Housing remains a work in progress, and the cost of building supplies, like planks of wood, has strained household budgets to the breaking point. Few families in the disaster-struck areas can afford to spend money on extravagances such as decorations and gifts. But they can improvise.

They have, for example, hung homemade ornaments from saplings alongside the road, stringing plastic bags filled with dyed water to the branches. They have lashed bamboo stalks together in a cone-shaped semblance of a pine tree, with CDs decorating it. Each disc bears a handwritten message: “Merry Christmas everyone,” “A simple gift is a complete family,” “Everything happens for a reason.”
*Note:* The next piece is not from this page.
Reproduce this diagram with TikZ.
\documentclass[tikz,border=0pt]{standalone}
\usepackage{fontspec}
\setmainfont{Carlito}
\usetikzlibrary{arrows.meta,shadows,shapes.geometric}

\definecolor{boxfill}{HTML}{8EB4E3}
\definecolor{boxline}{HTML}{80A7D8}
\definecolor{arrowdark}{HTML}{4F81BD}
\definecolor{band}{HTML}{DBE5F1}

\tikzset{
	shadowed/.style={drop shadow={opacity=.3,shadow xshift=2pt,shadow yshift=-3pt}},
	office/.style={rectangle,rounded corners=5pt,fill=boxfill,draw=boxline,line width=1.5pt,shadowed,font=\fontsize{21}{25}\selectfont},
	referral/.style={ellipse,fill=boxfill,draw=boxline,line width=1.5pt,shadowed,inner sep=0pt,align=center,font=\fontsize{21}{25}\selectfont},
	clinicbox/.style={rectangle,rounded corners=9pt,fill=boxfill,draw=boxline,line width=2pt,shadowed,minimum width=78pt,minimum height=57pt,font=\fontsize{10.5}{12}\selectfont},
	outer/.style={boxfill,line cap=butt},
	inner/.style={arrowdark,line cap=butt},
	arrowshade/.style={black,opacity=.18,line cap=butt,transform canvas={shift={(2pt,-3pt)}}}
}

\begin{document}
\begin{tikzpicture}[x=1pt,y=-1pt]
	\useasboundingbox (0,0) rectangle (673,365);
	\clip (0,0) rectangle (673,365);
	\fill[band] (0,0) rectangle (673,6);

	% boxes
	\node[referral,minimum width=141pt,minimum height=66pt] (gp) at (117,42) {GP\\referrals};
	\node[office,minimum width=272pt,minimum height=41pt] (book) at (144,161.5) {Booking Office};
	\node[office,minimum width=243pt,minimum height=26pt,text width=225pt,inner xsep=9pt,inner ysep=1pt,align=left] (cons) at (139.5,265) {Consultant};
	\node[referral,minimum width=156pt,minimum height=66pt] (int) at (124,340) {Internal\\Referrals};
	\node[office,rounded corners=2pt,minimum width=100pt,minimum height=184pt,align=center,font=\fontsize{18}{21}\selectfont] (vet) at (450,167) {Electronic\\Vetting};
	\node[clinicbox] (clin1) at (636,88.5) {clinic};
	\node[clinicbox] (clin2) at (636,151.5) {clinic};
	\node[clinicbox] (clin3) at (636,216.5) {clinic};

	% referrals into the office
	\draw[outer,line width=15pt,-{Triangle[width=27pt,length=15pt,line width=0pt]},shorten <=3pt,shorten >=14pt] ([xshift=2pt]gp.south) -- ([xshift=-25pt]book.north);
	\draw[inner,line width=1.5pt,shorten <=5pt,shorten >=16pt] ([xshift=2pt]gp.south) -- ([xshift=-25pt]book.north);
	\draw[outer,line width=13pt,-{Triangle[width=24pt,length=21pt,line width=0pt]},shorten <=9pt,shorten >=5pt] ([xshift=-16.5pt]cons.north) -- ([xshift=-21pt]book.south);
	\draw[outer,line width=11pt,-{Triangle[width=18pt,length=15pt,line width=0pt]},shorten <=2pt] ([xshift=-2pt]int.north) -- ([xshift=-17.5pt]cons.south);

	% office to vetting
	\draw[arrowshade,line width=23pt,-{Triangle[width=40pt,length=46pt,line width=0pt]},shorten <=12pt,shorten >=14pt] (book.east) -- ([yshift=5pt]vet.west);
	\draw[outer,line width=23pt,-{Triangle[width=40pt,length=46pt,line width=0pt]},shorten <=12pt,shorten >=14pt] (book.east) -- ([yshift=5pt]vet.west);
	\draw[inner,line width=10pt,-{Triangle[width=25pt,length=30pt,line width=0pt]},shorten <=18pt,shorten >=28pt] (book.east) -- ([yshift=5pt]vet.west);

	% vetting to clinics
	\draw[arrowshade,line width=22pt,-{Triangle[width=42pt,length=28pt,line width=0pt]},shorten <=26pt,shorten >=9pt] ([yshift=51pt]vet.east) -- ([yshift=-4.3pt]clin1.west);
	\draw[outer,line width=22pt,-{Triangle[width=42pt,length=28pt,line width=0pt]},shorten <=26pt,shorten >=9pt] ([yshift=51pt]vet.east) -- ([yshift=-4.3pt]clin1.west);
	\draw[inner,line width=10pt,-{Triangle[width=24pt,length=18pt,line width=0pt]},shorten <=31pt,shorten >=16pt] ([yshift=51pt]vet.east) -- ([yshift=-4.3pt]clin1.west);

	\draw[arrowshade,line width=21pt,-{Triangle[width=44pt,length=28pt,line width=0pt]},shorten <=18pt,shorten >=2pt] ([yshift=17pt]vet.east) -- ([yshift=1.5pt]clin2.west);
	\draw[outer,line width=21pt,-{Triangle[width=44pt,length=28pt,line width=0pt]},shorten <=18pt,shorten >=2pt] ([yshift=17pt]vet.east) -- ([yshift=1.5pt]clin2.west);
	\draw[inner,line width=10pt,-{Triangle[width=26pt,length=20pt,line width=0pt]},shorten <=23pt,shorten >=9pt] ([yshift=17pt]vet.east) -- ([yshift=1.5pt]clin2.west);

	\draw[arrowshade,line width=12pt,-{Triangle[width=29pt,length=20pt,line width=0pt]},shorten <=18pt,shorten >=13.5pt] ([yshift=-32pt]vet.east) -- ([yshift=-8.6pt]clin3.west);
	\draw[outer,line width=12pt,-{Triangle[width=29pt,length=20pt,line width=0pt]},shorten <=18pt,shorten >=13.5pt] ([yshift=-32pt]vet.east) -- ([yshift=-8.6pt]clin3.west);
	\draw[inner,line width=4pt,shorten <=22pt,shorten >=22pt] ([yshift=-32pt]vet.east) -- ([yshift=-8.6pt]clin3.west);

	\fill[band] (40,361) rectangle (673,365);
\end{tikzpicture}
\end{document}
The typhoon also forged new congregations of worshippers. In the community of Palo, south of Tacloban, people took shelter from the storm at a convent run by the Missionaries of Charity. “We prayed all through the morning on that day,” says Sister Imelda. “Then they stayed for a week since they had nowhere to go.” Now the families have persuaded the nuns to arrange a Christmas celebration, so they can pray together once more, this time by choice. “On Christmas Day, we will celebrate Mass together with the children,” she says.

Monsignor Bernardo Bantin, rector of the nearby Cathedral parish, says the children’s plays normally scheduled around this time had to be scrapped. The masses in Bantin’s church will be held under tarpaulin this year, since both roof and dome are missing. “There are very few lanterns, even in church, and the power isn’t back,” Bantin says. “In a way it’s going to be a quite silent, drab Christmas.”

The atmosphere could be very special, though. Bantin says the hardships of the past month and a half have strengthened bonds in the community. “The first week, people didn’t know what to do, they just tried to stay safe while the rain kept pouring. Now, the joyful Filipino spirit is already back. In a way, the ordeal has brought people together.”